Take the lines of the data below from the very first through the line containing "Chart.register(...registerables);" and output them exactly, pictures excluded.

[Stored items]
___
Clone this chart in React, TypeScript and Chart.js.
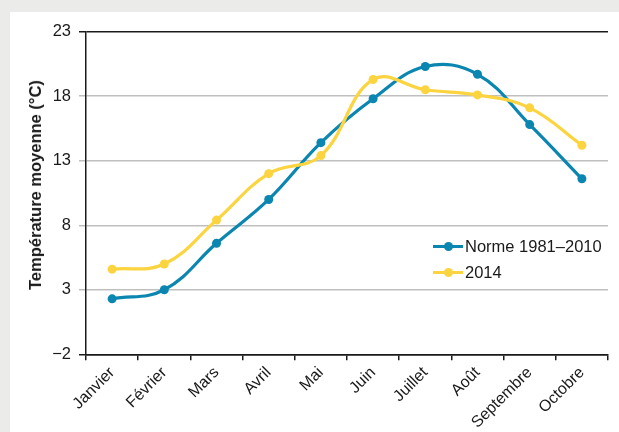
import React, { useEffect, useRef } from 'react';
import { Chart, registerables } from 'chart.js';

Chart.register(...registerables);

const months = ['Janvier', 'Février', 'Mars', 'Avril', 'Mai', 'Juin', 'Juillet', 'Août', 'Septembre', 'Octobre'];
const norme = [2.3, 3.0, 6.6, 10.0, 14.4, 17.8, 20.3, 19.7, 15.8, 11.6];
const temp2014 = [4.6, 5.0, 8.4, 12.0, 13.4, 19.3, 18.5, 18.1, 17.1, 14.2];
const yMin = -2;
const yMax = 23;
const yStep = 5;
const seriesNames = ['Norme 1981–2010', '2014'];
const yTitle = 'Température moyenne (°C)';

const BLUE = '#0a86b0';
const YELLOW = '#fcd43f';
const FONT = '"Liberation Sans", Arial, sans-serif';

export default function App() {
  const canvasRef = useRef<HTMLCanvasElement | null>(null);

  useEffect(() => {
    if (!canvasRef.current) return;
    const chart = new Chart(canvasRef.current, {
      type: 'line',
      data: {
        labels: months,
        datasets: [
          {
            label: seriesNames[0],
            data: norme,
            borderColor: BLUE,
            backgroundColor: BLUE,
            pointBackgroundColor: BLUE,
            pointBorderColor: BLUE,
            borderWidth: 3.2,
            pointRadius: 4.5,
            pointBorderWidth: 0,
            tension: 0.4,
            order: 2,
          },
          {
            label: seriesNames[1],
            data: temp2014,
            borderColor: YELLOW,
            backgroundColor: YELLOW,
            pointBackgroundColor: YELLOW,
            pointBorderColor: YELLOW,
            borderWidth: 3.2,
            pointRadius: 4.5,
            pointBorderWidth: 0,
            tension: 0.4,
            order: 1,
          },
        ],
      },
      options: {
        animation: false,
        responsive: false,
        maintainAspectRatio: false,
        layout: { padding: { left: 0, top: 31.7, right: 11, bottom: 0 } },
        plugins: {
          legend: { display: false },
          tooltip: { enabled: false },
        },
        scales: {
          x: {
            type: 'category',
            offset: true,
            grid: {
              offset: true,
              drawOnChartArea: false,
              drawTicks: true,
              tickLength: 6,
              tickColor: '#1a1a1a',
              lineWidth: 1.5,
            },
            border: { display: true, color: '#1a1a1a', width: 1.5 },
            ticks: {
              autoSkip: false,
              maxRotation: 45,
              minRotation: 45,
              padding: 3,
              color: '#1a1a1a',
              font: { family: FONT, size: 16 },
            },
            afterFit: (scale: any) => {
              scale.height = 77.7;
            },
          },
          y: {
            min: yMin,
            max: yMax,
            ticks: {
              stepSize: yStep,
              padding: 8,
              color: '#1a1a1a',
              font: { family: FONT, size: 16.5 },
              callback: (v: any) => (Number(v) < 0 ? '\u2212' + Math.abs(Number(v)) : String(v)),
            },
            grid: {
              drawTicks: true,
              tickLength: 7,
              lineWidth: 1.5,
              color: (ctx: any) =>
                ctx.tick && (ctx.tick.value === yMax || ctx.tick.value === yMin) ? '#1a1a1a' : '#bfbfbf',
            },
            border: { display: true, color: '#1a1a1a', width: 1.5 },
            title: { display: false },
            afterFit: (scale: any) => {
              scale.width = 86;
            },
          },
        },
      },
    });
    return () => chart.destroy();
  }, []);

  const legendRow = (name: string, color: string) => (
    <div style={{ display: 'flex', alignItems: 'center', height: 26 }}>
      <div style={{ position: 'relative', width: 30, height: 13 }}>
        <div style={{ position: 'absolute', left: 0, top: 5, width: 30, height: 3, background: color }} />
        <div
          style={{
            position: 'absolute',
            left: 10.5,
            top: 2,
            width: 9,
            height: 9,
            borderRadius: '50%',
            background: color,
          }}
        />
      </div>
      <span style={{ marginLeft: 2, fontFamily: FONT, fontSize: 16.5, color: '#1a1a1a', lineHeight: '26px' }}>
        {name}
      </span>
    </div>
  );

  return (
    <div style={{ position: 'fixed', left: 0, top: 0, width: 619, height: 432, background: '#ebecea', overflow: 'hidden' }}>
      <div style={{ position: 'absolute', left: 10, top: 12, right: 0, bottom: 0, background: '#ffffff' }} />
      <canvas ref={canvasRef} width={619} height={432} style={{ position: 'absolute', left: 0, top: 0, width: 619, height: 432 }} />
      <div
        style={{
          position: 'absolute',
          left: 35,
          top: 185,
          transform: 'translate(-50%, -50%) rotate(-90deg)',
          whiteSpace: 'nowrap',
          fontFamily: FONT,
          fontSize: 16.5,
          fontWeight: 'bold',
          color: '#1a1a1a',
          lineHeight: '20px',
        }}
      >
        {yTitle}
      </div>
      <div style={{ position: 'absolute', left: 433, top: 233 }}>
        {legendRow(seriesNames[0], BLUE)}
        {legendRow(seriesNames[1], YELLOW)}
      </div>
    </div>
  );
}
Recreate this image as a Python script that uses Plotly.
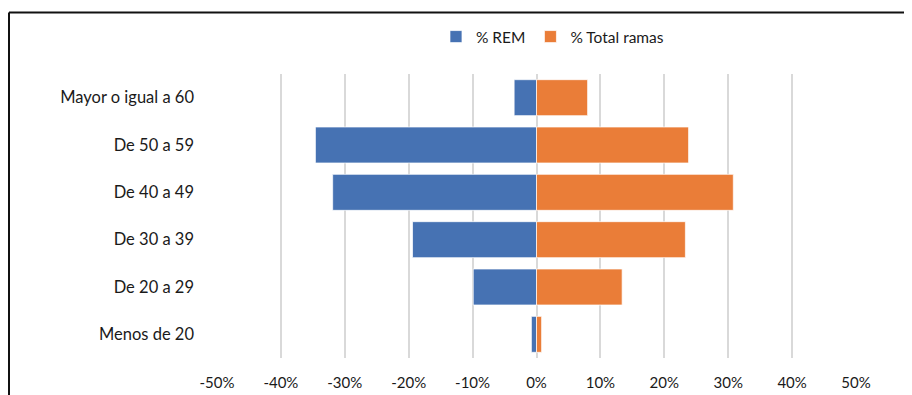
___
Task output:
Clone this chart in React, TypeScript and Chart.js.
import React, { useEffect, useRef } from 'react';
import { Chart, registerables } from 'chart.js';

Chart.register(...registerables);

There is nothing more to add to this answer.